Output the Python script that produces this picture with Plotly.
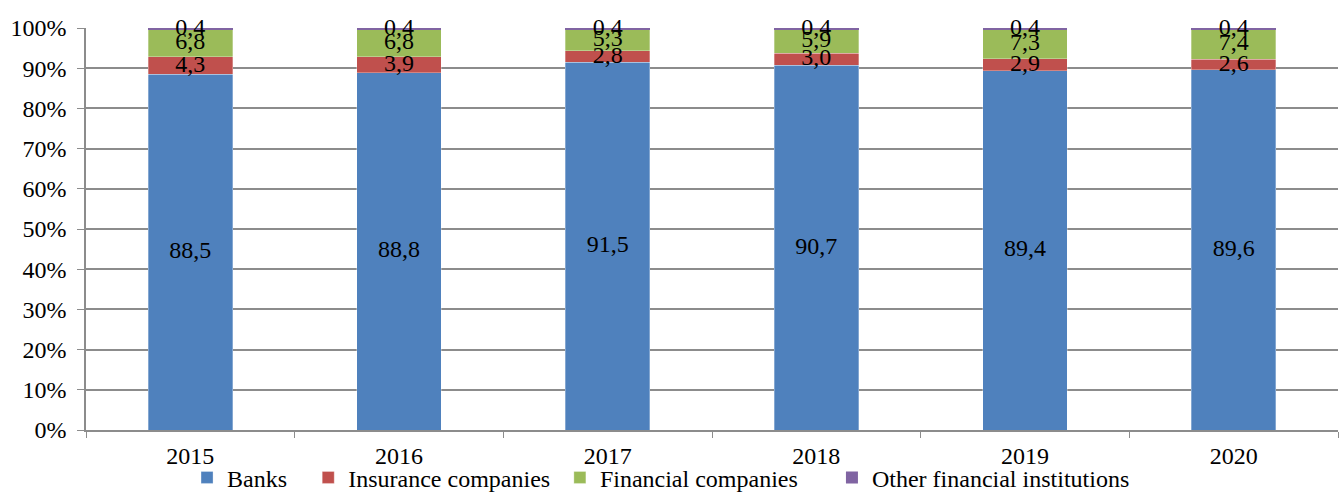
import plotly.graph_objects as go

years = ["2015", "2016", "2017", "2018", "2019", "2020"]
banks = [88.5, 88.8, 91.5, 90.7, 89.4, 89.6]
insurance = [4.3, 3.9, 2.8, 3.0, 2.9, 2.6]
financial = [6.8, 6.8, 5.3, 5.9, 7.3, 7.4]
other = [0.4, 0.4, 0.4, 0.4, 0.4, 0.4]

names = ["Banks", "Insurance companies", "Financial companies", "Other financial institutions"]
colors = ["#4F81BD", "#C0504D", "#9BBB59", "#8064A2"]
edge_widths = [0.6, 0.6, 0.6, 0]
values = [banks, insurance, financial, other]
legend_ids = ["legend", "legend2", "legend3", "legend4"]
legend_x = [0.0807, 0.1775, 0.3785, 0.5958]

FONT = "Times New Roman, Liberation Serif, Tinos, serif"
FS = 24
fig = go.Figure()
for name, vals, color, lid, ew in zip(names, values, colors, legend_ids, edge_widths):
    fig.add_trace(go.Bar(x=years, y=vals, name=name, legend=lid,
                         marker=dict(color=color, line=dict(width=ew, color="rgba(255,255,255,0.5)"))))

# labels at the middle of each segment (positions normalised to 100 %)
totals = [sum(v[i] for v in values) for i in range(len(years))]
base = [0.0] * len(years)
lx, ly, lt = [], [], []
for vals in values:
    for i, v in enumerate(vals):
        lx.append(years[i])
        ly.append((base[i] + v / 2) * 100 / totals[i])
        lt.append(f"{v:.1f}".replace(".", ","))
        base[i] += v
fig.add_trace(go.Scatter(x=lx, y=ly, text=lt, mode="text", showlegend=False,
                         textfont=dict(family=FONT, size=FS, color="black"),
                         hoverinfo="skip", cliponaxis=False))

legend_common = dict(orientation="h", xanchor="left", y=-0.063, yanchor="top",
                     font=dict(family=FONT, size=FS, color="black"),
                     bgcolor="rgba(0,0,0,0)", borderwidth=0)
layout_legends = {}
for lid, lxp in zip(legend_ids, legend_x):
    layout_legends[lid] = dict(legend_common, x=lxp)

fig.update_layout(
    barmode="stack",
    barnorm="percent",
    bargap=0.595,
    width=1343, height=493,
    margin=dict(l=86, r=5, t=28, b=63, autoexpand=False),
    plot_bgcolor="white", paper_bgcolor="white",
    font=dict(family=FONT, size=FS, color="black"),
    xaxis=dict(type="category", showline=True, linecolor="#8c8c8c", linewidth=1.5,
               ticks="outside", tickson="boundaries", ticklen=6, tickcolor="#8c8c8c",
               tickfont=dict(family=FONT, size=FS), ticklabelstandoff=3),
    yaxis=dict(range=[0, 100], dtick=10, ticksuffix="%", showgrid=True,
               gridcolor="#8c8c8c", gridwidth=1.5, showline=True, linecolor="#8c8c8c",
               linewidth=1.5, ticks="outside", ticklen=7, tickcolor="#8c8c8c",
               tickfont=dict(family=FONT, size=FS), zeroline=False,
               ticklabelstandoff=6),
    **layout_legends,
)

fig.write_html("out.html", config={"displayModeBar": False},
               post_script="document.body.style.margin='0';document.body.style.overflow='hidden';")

» **Task instructions**:
Exclude the images, then output the data above word for word.

» **Answer for this exercise**:
Output the Python script that produces this picture with Plotly.
import plotly.graph_objects as go

years = ["2015", "2016", "2017", "2018", "2019", "2020"]
banks = [88.5, 88.8, 91.5, 90.7, 89.4, 89.6]
insurance = [4.3, 3.9, 2.8, 3.0, 2.9, 2.6]
financial = [6.8, 6.8, 5.3, 5.9, 7.3, 7.4]
other = [0.4, 0.4, 0.4, 0.4, 0.4, 0.4]

names = ["Banks", "Insurance companies", "Financial companies", "Other financial institutions"]
colors = ["#4F81BD", "#C0504D", "#9BBB59", "#8064A2"]
edge_widths = [0.6, 0.6, 0.6, 0]
values = [banks, insurance, financial, other]
legend_ids = ["legend", "legend2", "legend3", "legend4"]
legend_x = [0.0807, 0.1775, 0.3785, 0.5958]

FONT = "Times New Roman, Liberation Serif, Tinos, serif"
FS = 24
fig = go.Figure()
for name, vals, color, lid, ew in zip(names, values, colors, legend_ids, edge_widths):
    fig.add_trace(go.Bar(x=years, y=vals, name=name, legend=lid,
                         marker=dict(color=color, line=dict(width=ew, color="rgba(255,255,255,0.5)"))))

# labels at the middle of each segment (positions normalised to 100 %)
totals = [sum(v[i] for v in values) for i in range(len(years))]
base = [0.0] * len(years)
lx, ly, lt = [], [], []
for vals in values:
    for i, v in enumerate(vals):
        lx.append(years[i])
        ly.append((base[i] + v / 2) * 100 / totals[i])
        lt.append(f"{v:.1f}".replace(".", ","))
        base[i] += v
fig.add_trace(go.Scatter(x=lx, y=ly, text=lt, mode="text", showlegend=False,
                         textfont=dict(family=FONT, size=FS, color="black"),
                         hoverinfo="skip", cliponaxis=False))

legend_common = dict(orientation="h", xanchor="left", y=-0.063, yanchor="top",
                     font=dict(family=FONT, size=FS, color="black"),
                     bgcolor="rgba(0,0,0,0)", borderwidth=0)
layout_legends = {}
for lid, lxp in zip(legend_ids, legend_x):
    layout_legends[lid] = dict(legend_common, x=lxp)

fig.update_layout(
    barmode="stack",
    barnorm="percent",
    bargap=0.595,
    width=1343, height=493,
    margin=dict(l=86, r=5, t=28, b=63, autoexpand=False),
    plot_bgcolor="white", paper_bgcolor="white",
    font=dict(family=FONT, size=FS, color="black"),
    xaxis=dict(type="category", showline=True, linecolor="#8c8c8c", linewidth=1.5,
               ticks="outside", tickson="boundaries", ticklen=6, tickcolor="#8c8c8c",
               tickfont=dict(family=FONT, size=FS), ticklabelstandoff=3),
    yaxis=dict(range=[0, 100], dtick=10, ticksuffix="%", showgrid=True,
               gridcolor="#8c8c8c", gridwidth=1.5, showline=True, linecolor="#8c8c8c",
               linewidth=1.5, ticks="outside", ticklen=7, tickcolor="#8c8c8c",
               tickfont=dict(family=FONT, size=FS), zeroline=False,
               ticklabelstandoff=6),
    **layout_legends,
)

fig.write_html("out.html", config={"displayModeBar": False},
               post_script="document.body.style.margin='0';document.body.style.overflow='hidden';")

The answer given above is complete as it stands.